I am grateful that I am not suicidal and that I have a good support system that checks in with me. My therapist, doctor, and psychiatric nurse practitioner all agree that I am doing okay at the moment. They are talking with each other and agree that me being out of the hospital for psych reasons is a good thing.

Thank you so much for reading. It is greatly appreciated. Have a great evening. Peace Out, World!!!!

Bored In Day Treatment

Good Morning, World!!! I am bored half out of my mind in day treatment. I am attending day treatment as I wait for my appointment with my therapist. There is not really much to do. So, I decided to use one of the computers to blog.

Besides blogging I have been working on one of workbooks. The one that is strengths based and recovery focused. Right now I am working on courage. I don’t know about the courage thing as I do what is needed to be done to help others and my recovery.

I am missing my cat dearly right now. I am wondering what she is doing at this present moment. She is most likely taking a cat nap like she does this time of day. Either that or she is getting into shit she is not suppose to be getting into.

Thank you for reading. Peace Out, World!!!

Morning Ramblings

Good Morning, World!!! I haven’t gotten any sleep and I am okay with that as I was able to spend quality time with Lil Gertie. As tired as I am, I am grateful for the time I had with Lil Gertie. She is an awesome lil kitty.

When I wasn’t spending time with Lil Gertie, I was doing one of my workbooks. Specifically, I was working on my Pathways to Recovery workbook. It looks at mental health recovery as a whole and how we can develop our strengths as well as some skill to be in recovery.

If you been reading my blog on the regular basis you know that my recovery means the world to me. I do workbooks to help me along my recovery process. I am not doing the workbooks to replace therapy, I am doing them in addition to therapy.

Since we are now on the topic of therapy, I am seeing my therapist today. I am seeing him for our new scheduled time for Thursdays at eleven in the morning. He is really cool and encourages me to build my support system by getting out of my box.

Something that has been helping me that last few days is scrap booking. I’m really enjoying doing it as it gives me something to do. It also gives me something to look at during the process of making it as well as when I am finished with it. When I look at it, it is helpful by giving me hope. Hope by helping me remember the good things in my life.

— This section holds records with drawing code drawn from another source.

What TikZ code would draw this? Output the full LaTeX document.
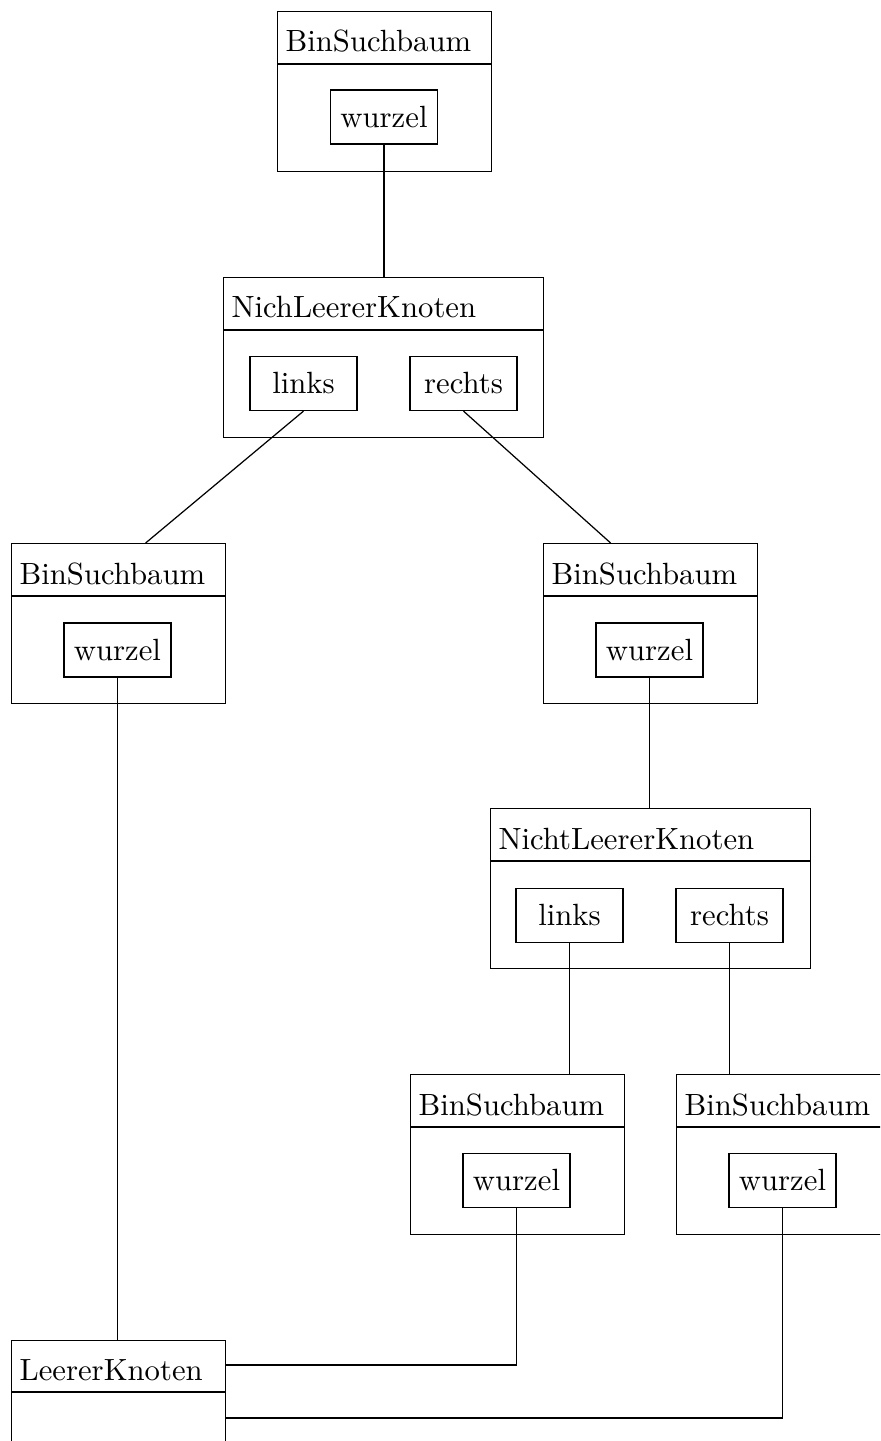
\documentclass[tikz,border=0pt]{standalone}
\newlength\pxu
\setlength\pxu{0.32573pt}
\begin{document}
\begin{tikzpicture}[x=\pxu, y=-\pxu,
  classbox/.style={draw, anchor=north west, inner sep=0pt,
    minimum width=214*\pxu, minimum height=160*\pxu},
  nodebox/.style={classbox, minimum width=320*\pxu},
  field/.style={draw, inner sep=0pt,
    minimum width=107*\pxu, minimum height=54*\pxu},
  title/.style={anchor=base west, inner sep=0pt}]
\clip (0,0) rectangle (880,1441);
\useasboundingbox (0,0) rectangle (880,1441);

% root object
\node[classbox] (b1) at (277,11) {};
\draw (277,64) -- (491,64);
\node[title] (b1t) at (285,52) {BinSuchbaum};
\node[field] (f1) at (384,117) {wurzel};

% first inner node
\node[nodebox] (k1) at (223,277) {};
\draw (223,330) -- (543,330);
\node[title] (k1t) at (231,318) {NichLeererKnoten};
\node[field] (k1l) at (303.5,383.5) {links};
\node[field] (k1r) at (463.5,383.5) {rechts};

% second level trees
\node[classbox] (b2) at (11,543) {};
\draw (11,596) -- (225,596);
\node[title] (b2t) at (19,584) {BinSuchbaum};
\node[field] (f2) at (117.5,650) {wurzel};

\node[classbox] (b3) at (543,543) {};
\draw (543,596) -- (757,596);
\node[title] (b3t) at (551,584) {BinSuchbaum};
\node[field] (f3) at (649.5,650) {wurzel};

% second inner node
\node[nodebox] (k2) at (490,808) {};
\draw (490,861) -- (810,861);
\node[title] (k2t) at (498,849) {NichtLeererKnoten};
\node[field] (k2l) at (569.5,915.5) {links};
\node[field] (k2r) at (729.5,915.5) {rechts};

% third level trees
\node[classbox] (b4) at (410,1074) {};
\draw (410,1127) -- (624,1127);
\node[title] (b4t) at (418,1115) {BinSuchbaum};
\node[field] (f4) at (516.5,1180.5) {wurzel};

\node[classbox] (b5) at (676,1074) {};
\draw (676,1127) -- (890,1127);
\node[title] (b5t) at (684,1115) {BinSuchbaum};
\node[field] (f5) at (782.5,1180.5) {wurzel};

% empty node
\node[classbox] (l1) at (11,1340) {};
\draw (11,1392) -- (225,1392);
\node[title] (l1t) at (19,1380) {LeererKnoten};

% references
\draw (f1.south) -- (f1.south |- k1.north);
\draw (k1l.south) -- ([xshift=27*\pxu]b2.north);
\draw (k1r.south) -- ([xshift=-40*\pxu]b3.north);
\draw (f2.south) -- (f2.south |- l1.north);
\draw (f3.south) -- (f3.south |- k2.north);
\draw (k2l.south) -- (k2l.south |- b4.north);
\draw (k2r.south) -- (k2r.south |- b5.north);
\draw (f4.south) |- ([yshift=-25*\pxu]l1.north east);
\draw (f5.south) |- ([yshift=-78*\pxu]l1.north east);
\end{tikzpicture}
\end{document}
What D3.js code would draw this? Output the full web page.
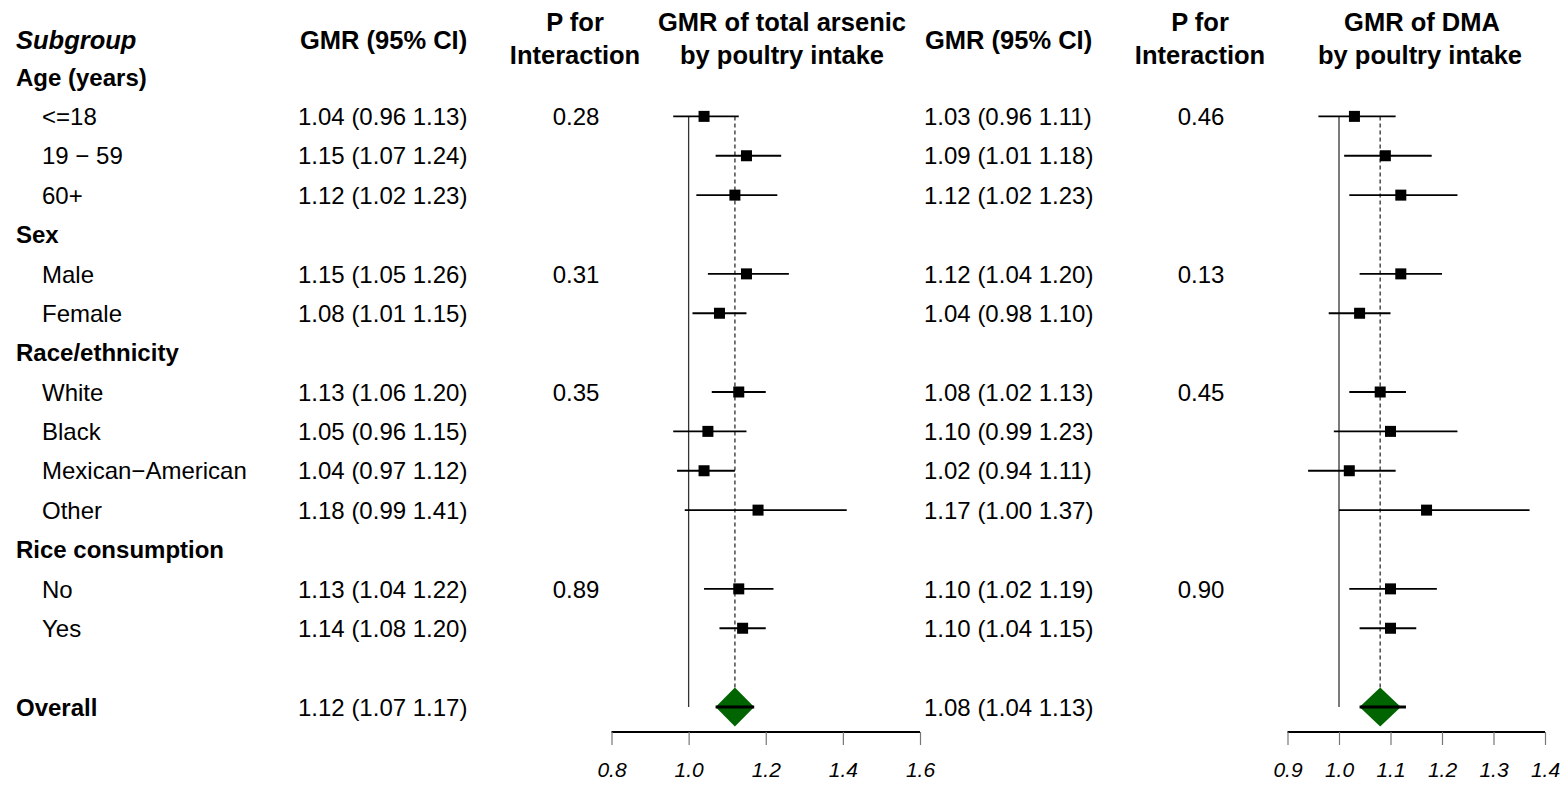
<!DOCTYPE html>
<html>
<head>
<meta charset="utf-8">
<script src="https://cdn.jsdelivr.net/npm/d3@7"></script>
<style>
  body { margin: 0; background: #fff; }
  text { font-family: "Liberation Sans", Arial, sans-serif; fill: #000; }
</style>
</head>
<body>
<div class="canvas"></div>
<script>
// subgroups and their rows
const groups = ["Age (years)", "Sex", "Race/ethnicity", "Rice consumption"];
const subgroups = [
  ["<=18", "19 − 59", "60+"],
  ["Male", "Female"],
  ["White", "Black", "Mexican−American", "Other"],
  ["No", "Yes"]
];

// total arsenic
const arsGmr  = [1.04, 1.15, 1.12, 1.15, 1.08, 1.13, 1.05, 1.04, 1.18, 1.13, 1.14];
const arsLow  = [0.96, 1.07, 1.02, 1.05, 1.01, 1.06, 0.96, 0.97, 0.99, 1.04, 1.08];
const arsHigh = [1.13, 1.24, 1.23, 1.26, 1.15, 1.20, 1.15, 1.12, 1.41, 1.22, 1.20];
const arsP = [0.28, 0.31, 0.35, 0.89];
const arsOverall = [1.12, 1.07, 1.17];

// DMA
const dmaGmr  = [1.03, 1.09, 1.12, 1.12, 1.04, 1.08, 1.10, 1.02, 1.17, 1.10, 1.10];
const dmaLow  = [0.96, 1.01, 1.02, 1.04, 0.98, 1.02, 0.99, 0.94, 1.00, 1.02, 1.04];
const dmaHigh = [1.11, 1.18, 1.23, 1.20, 1.10, 1.13, 1.23, 1.11, 1.37, 1.19, 1.15];
const dmaP = [0.46, 0.13, 0.45, 0.90];
const dmaOverall = [1.08, 1.04, 1.13];

const arsTicks = [0.8, 1.0, 1.2, 1.4, 1.6];
const dmaTicks = [0.9, 1.0, 1.1, 1.2, 1.3, 1.4];

// build rows
let rows = [];
let k = 0;
groups.forEach((g, gi) => {
  rows.push({ label: g, group: true });
  subgroups[gi].forEach((s, si) => {
    rows.push({ label: s, group: false, first: si === 0, gi: gi, k: k });
    k++;
  });
});
const overallRow = rows.length + 1;

const svg = d3.select('.canvas')
  .append('svg')
  .attr('width', 1568)
  .attr('height', 786);

const y = d3.scaleLinear().domain([0, overallRow]).range([77, 707]);
const xA = d3.scaleLinear().domain([0.8, 1.6]).range([611.5, 920]);
const xD = d3.scaleLinear().domain([0.9, 1.4]).range([1287.5, 1545]);
const f2 = d3.format(".2f");
const ci = (e, l, h) => `${f2(e)} (${f2(l)} ${f2(h)})`;

function txt(x, yy, s, opts = {}) {
  return svg.append('text')
    .attr('x', x).attr('y', yy)
    .attr('dy', '0.36em')
    .attr('text-anchor', opts.anchor || 'start')
    .style('font-size', (opts.size || 24) + 'px')
    .style('font-weight', opts.bold ? 'bold' : 'normal')
    .style('font-style', opts.italic ? 'italic' : 'normal')
    .text(s);
}

// headers
txt(16, 40, "Subgroup", { bold: true, italic: true, size: 25.5 });
txt(300, 40, "GMR (95% CI)", { bold: true, size: 25.5 });
txt(575, 22, "P for", { bold: true, size: 25.5, anchor: 'middle' });
txt(575, 55, "Interaction", { bold: true, size: 25.5, anchor: 'middle' });
txt(782, 22, "GMR of total arsenic", { bold: true, size: 25.5, anchor: 'middle' });
txt(782, 55, "by poultry intake", { bold: true, size: 25.5, anchor: 'middle' });
txt(925, 40, "GMR (95% CI)", { bold: true, size: 25.5 });
txt(1200, 22, "P for", { bold: true, size: 25.5, anchor: 'middle' });
txt(1200, 55, "Interaction", { bold: true, size: 25.5, anchor: 'middle' });
txt(1422, 22, "GMR of DMA", { bold: true, size: 25.5, anchor: 'middle' });
txt(1420, 55, "by poultry intake", { bold: true, size: 25.5, anchor: 'middle' });

// row text
rows.forEach((r, i) => {
  if (r.group) {
    txt(16, y(i), r.label, { bold: true });
    return;
  }
  txt(42, y(i), r.label);
  txt(298, y(i), ci(arsGmr[r.k], arsLow[r.k], arsHigh[r.k]));
  txt(924, y(i), ci(dmaGmr[r.k], dmaLow[r.k], dmaHigh[r.k]));
  if (r.first) {
    txt(576, y(i), f2(arsP[r.gi]), { anchor: 'middle' });
    txt(1201, y(i), f2(dmaP[r.gi]), { anchor: 'middle' });
  }
});
txt(16, y(overallRow), "Overall", { bold: true });
txt(298, y(overallRow), ci(...arsOverall));
txt(924, y(overallRow), ci(...dmaOverall));

// forest panels
function panel(x, gmr, low, high, overall, ticks) {
  const g = svg.append('g');
  const dataRows = rows.filter(r => !r.group);
  const yFirst = y(1), yOv = y(overallRow);
  const dh = 19.5;

  // reference line at 1
  g.append('line')
    .attr('x1', x(1)).attr('x2', x(1))
    .attr('y1', yFirst).attr('y2', yOv)
    .attr('stroke', '#333').attr('stroke-width', 1.3);
  // dashed line at overall
  g.append('line')
    .attr('x1', x(overall[0])).attr('x2', x(overall[0]))
    .attr('y1', yFirst).attr('y2', yOv - dh)
    .attr('stroke', '#555').attr('stroke-width', 1.6)
    .attr('stroke-dasharray', '4,3');

  dataRows.forEach(r => {
    const yy = y(rows.indexOf(r));
    g.append('line')
      .attr('x1', x(low[r.k])).attr('x2', x(high[r.k]))
      .attr('y1', yy).attr('y2', yy)
      .attr('stroke', '#000').attr('stroke-width', 1.8);
    g.append('rect')
      .attr('x', x(gmr[r.k]) - 5.5).attr('y', yy - 5.5)
      .attr('width', 11).attr('height', 11)
      .attr('fill', '#000');
  });

  // diamond
  const cx = x(overall[0]), hw = cx - x(overall[1]);
  g.append('path')
    .attr('d', `M${cx - hw},${yOv} L${cx},${yOv - dh} L${cx + hw},${yOv} L${cx},${yOv + dh} Z`)
    .attr('fill', '#006400');
  g.append('line')
    .attr('x1', x(overall[1])).attr('x2', x(overall[2]))
    .attr('y1', yOv).attr('y2', yOv)
    .attr('stroke', '#000').attr('stroke-width', 3);

  // axis
  const ax = g.append('g')
    .attr('transform', 'translate(0,732)')
    .call(d3.axisBottom(x).tickValues(ticks).tickSize(13).tickFormat(d3.format(".1f")));
  ax.select('.domain').attr('stroke', '#000').attr('stroke-width', 2.2)
    .attr('d', `M${x(ticks[0])},0H${x(ticks[ticks.length - 1])}`);
  ax.selectAll('.tick line').attr('stroke', '#777').attr('stroke-width', 1.2);
  ax.selectAll('.tick text')
    .attr('y', 30)
    .attr('font-size', null)
    .style('font-family', '"Liberation Sans", Arial, sans-serif')
    .style('font-size', '21px')
    .style('font-style', 'italic')
    .attr('fill', '#000');
  ax.attr('font-size', 21);
}

panel(xA, arsGmr, arsLow, arsHigh, arsOverall, arsTicks);
panel(xD, dmaGmr, dmaLow, dmaHigh, dmaOverall, dmaTicks);
</script>
</body>
</html>
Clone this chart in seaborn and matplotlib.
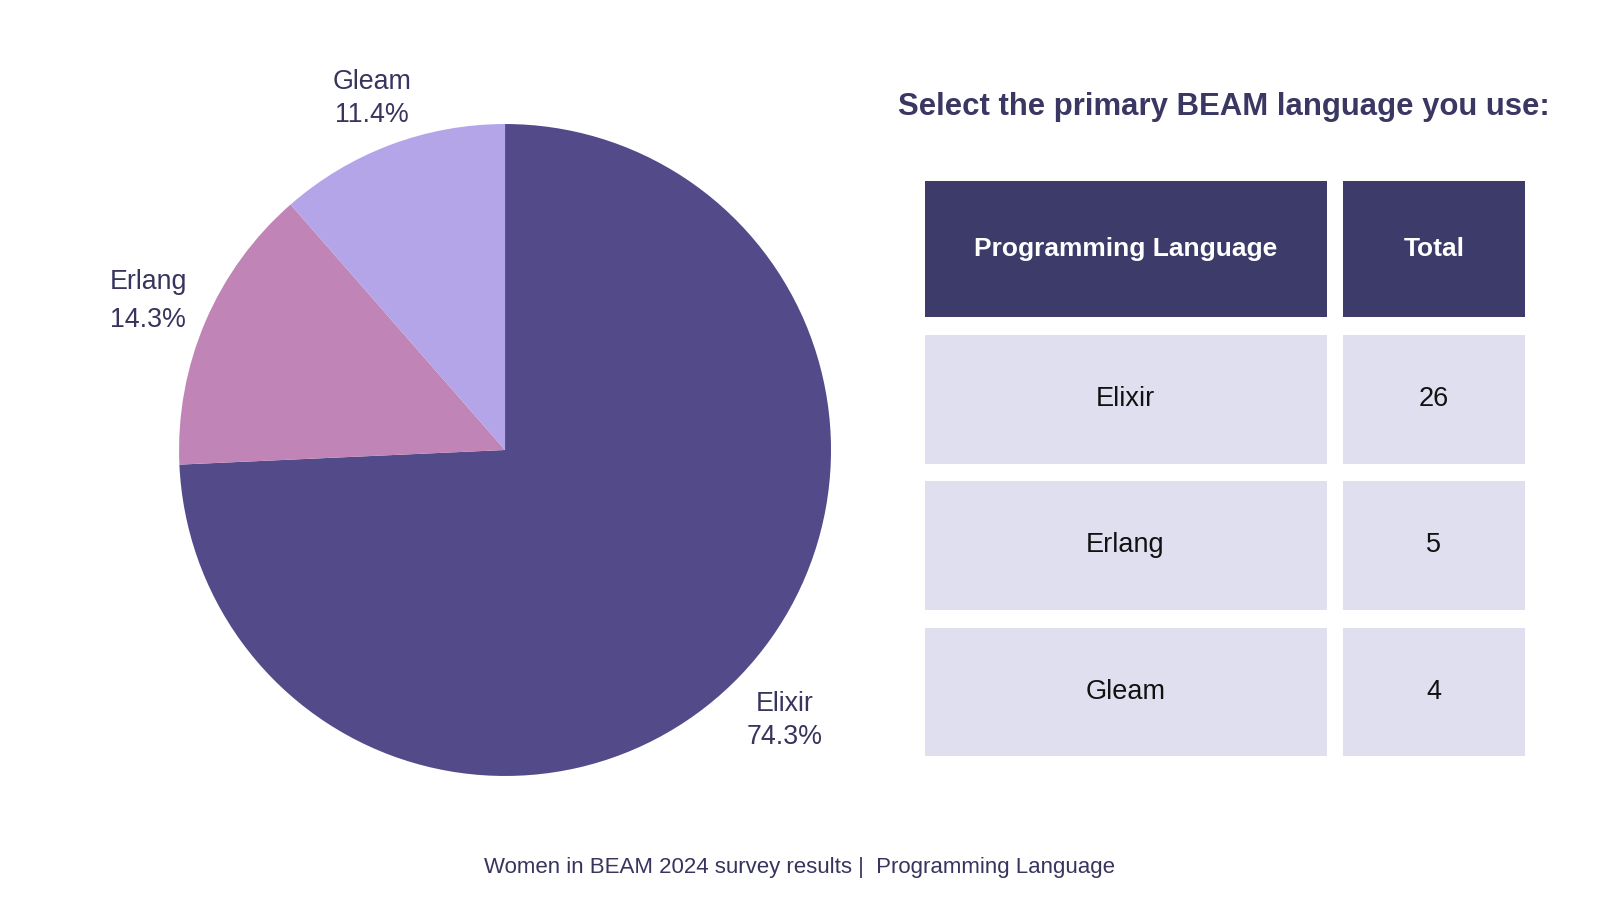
import matplotlib
matplotlib.use("Agg")
import matplotlib.pyplot as plt
from matplotlib.patches import Rectangle
import numpy as np
import seaborn as sns

languages = ["Elixir", "Erlang", "Gleam"]
totals = [26, 5, 4]
header = ["Programming Language", "Total"]
title = "Select the primary BEAM language you use:"
footer = "Women in BEAM 2024 survey results |  Programming Language"

sns.set_theme(style="white")
plt.rcParams['font.family'] = ['Liberation Sans', 'DejaVu Sans']

pie_colors = ["#534a8a", "#c184b6", "#b4a5e8"]
text_color = "#37345e"
header_color = "#3d3b6a"
cell_color = "#e0dfef"

fig = plt.figure(figsize=(16, 9), dpi=100)
fig.patch.set_facecolor("white")

# Pie
ax = fig.add_axes([0.1119, 0.1378, 0.4075, 0.7244])
total = sum(totals)
labels = [f"{n}\n{v / total * 100:.1f}%" for n, v in zip(languages, totals)]
wedges, texts = ax.pie(totals, colors=pie_colors, startangle=90, counterclock=False,
                       labels=labels, labeldistance=1.18, radius=1.0,
                       wedgeprops=dict(linewidth=0),
                       textprops=dict(fontsize=19.3, color=text_color, linespacing=1.35))
label_dist = [1.188, 1.19, 1.163]
label_spacing = [1.35, 1.6, 1.35]
for w, t, r, ls in zip(wedges, texts, label_dist, label_spacing):
    mid = np.deg2rad((w.theta1 + w.theta2) / 2)
    t.set_position((r * np.cos(mid), r * np.sin(mid) - 0.01))
    t.set_ha("center")
    t.set_va("center")
    t.set_linespacing(ls)
ax.set_xlim(-1, 1)
ax.set_ylim(-1, 1)
ax.set_aspect("equal")
ax.axis("off")

# Table axes in pixel coordinates
tax = fig.add_axes([0, 0, 1, 1])
tax.set_xlim(0, 1600)
tax.set_ylim(900, 0)
tax.axis("off")
tax.patch.set_alpha(0)

col_x = [(924.5, 1326.5), (1343, 1524.5)]
row_y = [(180.6, 317.3), (334.7, 464.3), (480.6, 610.2), (627.5, 756.1)]

# header
for (x0, x1), h in zip(col_x, header):
    tax.add_patch(Rectangle((x0, row_y[0][0]), x1 - x0, row_y[0][1] - row_y[0][0],
                            facecolor=header_color, edgecolor="none"))
    tax.text((x0 + x1) / 2, (row_y[0][0] + row_y[0][1]) / 2, h, ha="center", va="center",
             fontsize=19, fontweight="bold", color="white")

for (y0, y1), lang, tot in zip(row_y[1:], languages, totals):
    for (x0, x1), val in zip(col_x, [lang, str(tot)]):
        tax.add_patch(Rectangle((x0, y0), x1 - x0, y1 - y0,
                                facecolor=cell_color, edgecolor="none"))
        tax.text((x0 + x1) / 2, (y0 + y1) / 2, val, ha="center", va="center",
                 fontsize=19.5, color="#111111")

tax.text(1224, 107, title, ha="center", va="center", fontsize=22.4,
         fontweight="bold", color="#3a3763")
tax.text(799, 867, footer, ha="center", va="center", fontsize=16, color=text_color)

fig.savefig("out.png", dpi=100, facecolor="white")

I think I am going to get going. I am going to watch the news and get ready for the day ahead. I hope everyone has a good day. Thank you for reading. Peace Out, World!!!

Weekly Plans

Sunday

  • Blog
  • Read (specifically books on Buddhism)
  • Print out photos of my cat, Lil Gertie
  • Paint (a picture of Lil Gertie)
  • Scrapbook
  • Relax

Monday

  • Blog
  • Read (not sure which book yet but I will read)
  • Scrapbook
  • Paint
  • Relax
  • Workbooks

Tuesday

  • Blog
  • Hearing Voices Group
  • Read
  • Workbooks

Wednesday

  • Blog
  • Read
  • Paint
  • Scrapbook
  • Relax
  • Workbooks

Thursday

  • Blog
  • Therapy
  • Read
  • Workbooks

Friday

  • Blog
  • Read
  • DBT Group
  • Workbooks
  • DBT Homework

Saturday

  • Blog
  • Training to be a co-facilitator at a Peer Run program.